The other four patents outline methods for users to track workout intensity and heart rate; to track, collect, and analyze data received from a user-worn device to determine when the user has earned a streak reward; to calculate a score that represents a user’s fitness; and to transmit data from a sensor to a piece of workout equipment.
Lululemon bought Mirror’s parent company in June 2020 and has rebranded the interactive home gym, which is now called the lululemon Studio Mirror.
Proposed PTAB rules changes
IP Watchdog covered the release of the U.S. Patent and Trademark Office’s Notice of Proposed Rulemaking (NPRM) regarding IPR and post-grant review (PGR) proceedings before the Patent Trial and Appeal Board (PTAB).
The proposed rules are a revision from an Advance Notice of Proposed Rulemaking issued a year ago that drew more than 14,500 comments. The NPRM addresses how the PTAB will determine whether to institute an IPR or PGR proceeding with regard to serial petitions, parallel petitions, and petitions implicating the same or substantially the same art or arguments previously presented to the USPTO. The proposed rules also provide a separate briefing process for discretionary institution arguments and align the procedures for termination of proceedings pre- and post-institution.

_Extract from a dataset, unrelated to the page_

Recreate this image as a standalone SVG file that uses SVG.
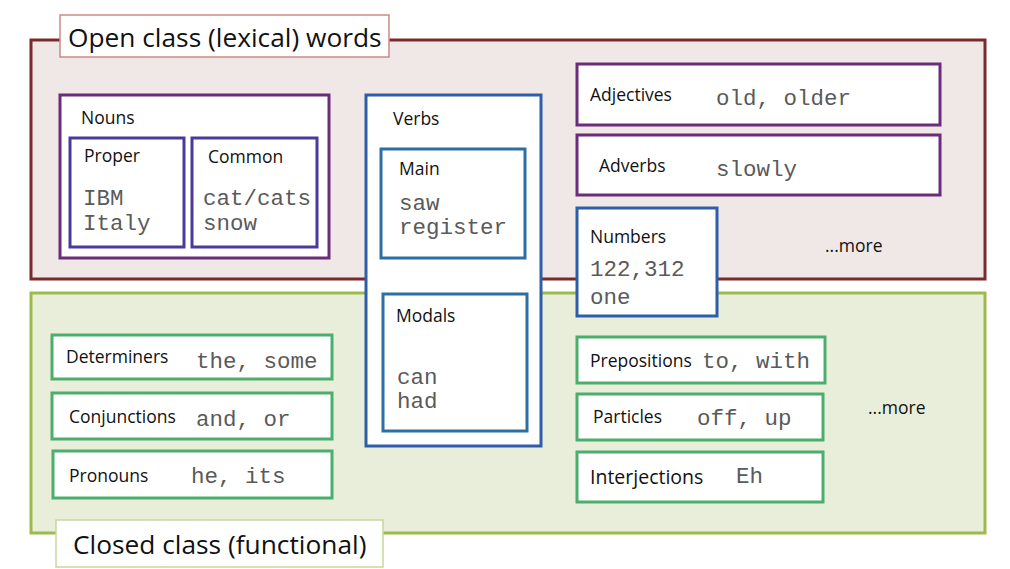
<svg xmlns="http://www.w3.org/2000/svg" width="1010" height="569" viewBox="0 0 1010 569">
<style>
.lbl{font-family:"Open Sans","Noto Sans","Liberation Sans",sans-serif;font-size:17.5px;fill:#111}
.mono{font-family:"Liberation Mono","Courier New",monospace;font-size:22.5px;fill:#5a5a5a}
.big{font-family:"Open Sans","Noto Sans","Liberation Sans",sans-serif;font-size:26.3px;fill:#111}
.box{fill:#fff;stroke-width:3}
.purple{stroke:#6b2d7b}
.indigo{stroke:#4b3a9c}
.blue{stroke:#2f5ea8}
.teal{stroke:#2d6ea3}
.green{stroke:#4cae6c}
</style>
<rect width="1010" height="569" fill="#fff"/>
<g id="open-class">
<rect x="31" y="40" width="954" height="239" fill="#efe8e6" stroke="#7a2a2a" stroke-width="3"/>
<rect x="60" y="15" width="329" height="42" fill="#fff" stroke="#c98a86" stroke-width="1.5"/>
<text class="big" x="68" y="47">Open class (lexical) words</text>
</g>
<g id="closed-class">
<rect x="31" y="293" width="954" height="240" fill="#e8eed9" stroke="#9dbb4c" stroke-width="3"/>
<rect x="56" y="520" width="327" height="47" fill="#fff" stroke="#c6d89a" stroke-width="1.5"/>
<text class="big" x="73" y="554">Closed class (functional)</text>
</g>
<g id="nouns">
<rect class="box purple" x="60" y="95" width="269" height="163"/>
<text class="lbl" x="81" y="124">Nouns</text>
</g>
<g id="proper">
<rect class="box indigo" x="70" y="138" width="114" height="109"/>
<text class="lbl" x="84" y="162">Proper</text>
<text class="mono" x="83" y="205">IBM</text>
<text class="mono" x="83" y="230">Italy</text>
</g>
<g id="common">
<rect class="box indigo" x="192" y="138" width="125" height="109"/>
<text class="lbl" x="208" y="163">Common</text>
<text class="mono" x="203" y="205">cat/cats</text>
<text class="mono" x="203" y="230">snow</text>
</g>
<g id="verbs">
<rect class="box blue" x="366" y="95" width="175" height="351"/>
<text class="lbl" x="393" y="125">Verbs</text>
</g>
<g id="main">
<rect class="box teal" x="381" y="149" width="144" height="109"/>
<text class="lbl" x="399" y="175">Main</text>
<text class="mono" x="399" y="210">saw</text>
<text class="mono" x="399" y="234">register</text>
</g>
<g id="modals">
<rect class="box teal" x="383" y="294" width="144" height="137"/>
<text class="lbl" x="396" y="322">Modals</text>
<text class="mono" x="397" y="384">can</text>
<text class="mono" x="397" y="408">had</text>
</g>
<g id="adjectives">
<rect class="box purple" x="577" y="64" width="363" height="61"/>
<text class="lbl" x="590" y="101">Adjectives</text>
<text class="mono" x="716" y="105">old, older</text>
</g>
<g id="adverbs">
<rect class="box purple" x="577" y="135" width="363" height="60"/>
<text class="lbl" x="599" y="172">Adverbs</text>
<text class="mono" x="716" y="176">slowly</text>
</g>
<g id="numbers">
<rect class="box blue" x="577" y="208" width="140" height="108"/>
<text class="lbl" x="590" y="243">Numbers</text>
<text class="mono" x="590" y="276">122,312</text>
<text class="mono" x="590" y="304">one</text>
</g>
<g id="more-open">
<text class="lbl" x="825" y="252">...more</text>
</g>
<g id="determiners">
<rect class="box green" x="52" y="335" width="280" height="44"/>
<text class="lbl" x="66" y="363">Determiners</text>
<text class="mono" x="196" y="368">the, some</text>
</g>
<g id="conjunctions">
<rect class="box green" x="52" y="393" width="280" height="46"/>
<text class="lbl" x="69" y="423">Conjunctions</text>
<text class="mono" x="196" y="426">and, or</text>
</g>
<g id="pronouns">
<rect class="box green" x="53" y="451" width="279" height="47"/>
<text class="lbl" x="69" y="482">Pronouns</text>
<text class="mono" x="191" y="483">he, its</text>
</g>
<g id="prepositions">
<rect class="box green" x="577" y="337" width="248" height="46"/>
<text class="lbl" x="590" y="367">Prepositions</text>
<text class="mono" x="702" y="368">to, with</text>
</g>
<g id="particles">
<rect class="box green" x="577" y="394" width="246" height="46"/>
<text class="lbl" x="593" y="423">Particles</text>
<text class="mono" x="697" y="425">off, up</text>
</g>
<g id="interjections">
<rect class="box green" x="577" y="452" width="246" height="50"/>
<text class="lbl" x="590" y="484" style="font-size:19.5px">Interjections</text>
<text class="mono" x="736" y="483">Eh</text>
</g>
<g id="more-closed">
<text class="lbl" x="868" y="414">...more</text>
</g>
<g id="connectors"></g>
</svg>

According to the NPRM, comments were mixed as to whether the definition of a serial petition should apply to petitions filed by parties other than the original petitioner, and what degree of relationship between the parties is sufficient to bring a subsequent petition under the definition of a serial petition.
Commenters also wanted more clarity regarding the difference in timing between petitions the USPTO deems to be filed in parallel and those it deems to be filed serially. The USPTO revised its proposal to define a parallel petition in the rule as one filed during the time period for filing a patent owner preliminary response in the first proceeding.